CARRIAGE AND INSURANCE PAID TO (CIP)
CIP means that the seller delivers the goods to a carrier or another approved person (selected by the seller) at an agreed location. The seller is responsible for paying the freight and insurance charges, which are required to transport the goods to the selected destination. CIP states that, even though the seller is responsible for freight and insurance, the risk of damage or loss of the transported goods transfers from the seller to the buyer the moment the carrier receives the goods.
The seller is only obliged to procure the minimum level of insurance coverage. Should the buyer want additional insurance, they are responsible for arranging it themselves.
DELIVERED AT FRONTIER (DAF)
DAF is a term used in international shipping contracts that requires a seller to deliver goods to a border location.
Frontier is a designation for a border on a transportation route that is usually highly trafficked and includes a customs freight inspection. The seller is usually responsible for all costs of transporting the goods to the drop-off point for the buyer. The party picking up the goods will usually be importing them and traveling across customs.
DELIVERED EX SHIP (DES)
This type of delivery requires a seller to deliver goods to a buyer at an agreed port of arrival. The seller met its obligation upon delivery of uncleared goods in a designated port. It assumed the full cost and risk involved in getting the goods to that point, at which time it was available to the buyer and the buyer assumed all ensuing costs and risks. DES only applies to ocean or inland waterway transport.
DELIVERED EX QUAY(Duty Paid) (DEQ)
"Delivered Ex Quay (duty paid)" means that the seller fulfills his obligation to deliver when he has made the goods available to the buyer on the quay(wharf) at the named port of destination, cleared for importation.
The seller has to bear all risks and costs including duties, taxes, and other charges of delivering the goods thereto.
This term should not be used if the seller is unable directly or indirectly to obtain the import license. If the parties wish the buyer to clear the goods for importation and pay the duty the word 'duty unpaid' should be used instead of "duty paid". If the parties wish to exclude from the seller's obligations some of the costs payable upon importation of the goods (such as value-added tax(VAT)), this should be made clear by adding words to this effect; "Delivered ex quay, VAT unpaid ...(named port of destination)".
DELIVERED DUTY UNPAID (DDU)
"Delivered duty unpaid" means that the seller fulfills his obligation to deliver when the goods have been made available at the named place in the country of importation.

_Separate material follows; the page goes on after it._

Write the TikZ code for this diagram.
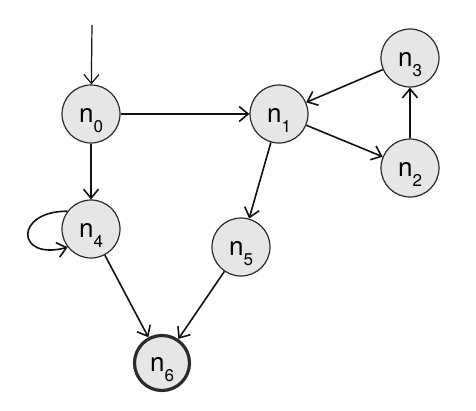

The seller has to bear the costs and risks involved in bringing the goods thereto (excluding duties, taxes and other official charges payable upon importation) as well as the costs and risks of carrying out customs formalities.
The buyer has to pay any additional costs and to bear any risks caused by his failure to clear the goods for import in time.
If the parties wish the seller to carry out customs formalities and bear the costs and risks resulting therefrom, this has to be made clear by adding words to this effect.
If the parties wish to exclude from the seller's obligations some of the costs payable upon importation of the goods (such as added tax(VAT)), this should be made clear by adding words to this effect; "Delivered ex quay, VAT unpaid ...(named port of destination)". This term may be used irrespective of the mode of transport.
DELIVERED DUTY PAID (DDP)
The seller is responsible for arranging carriage and delivering the goods at the named place, cleared for import and all applicable taxes and duties paid (e.g. VAT, GST) Risk transfers from seller to buyer when the goods are made available to the buyer, ready for unloading from the arriving conveyance. This rule places the maximum obligation on the seller and is the only rule that requires the seller to take responsibility for import clearance and payment of taxes and/or import duty.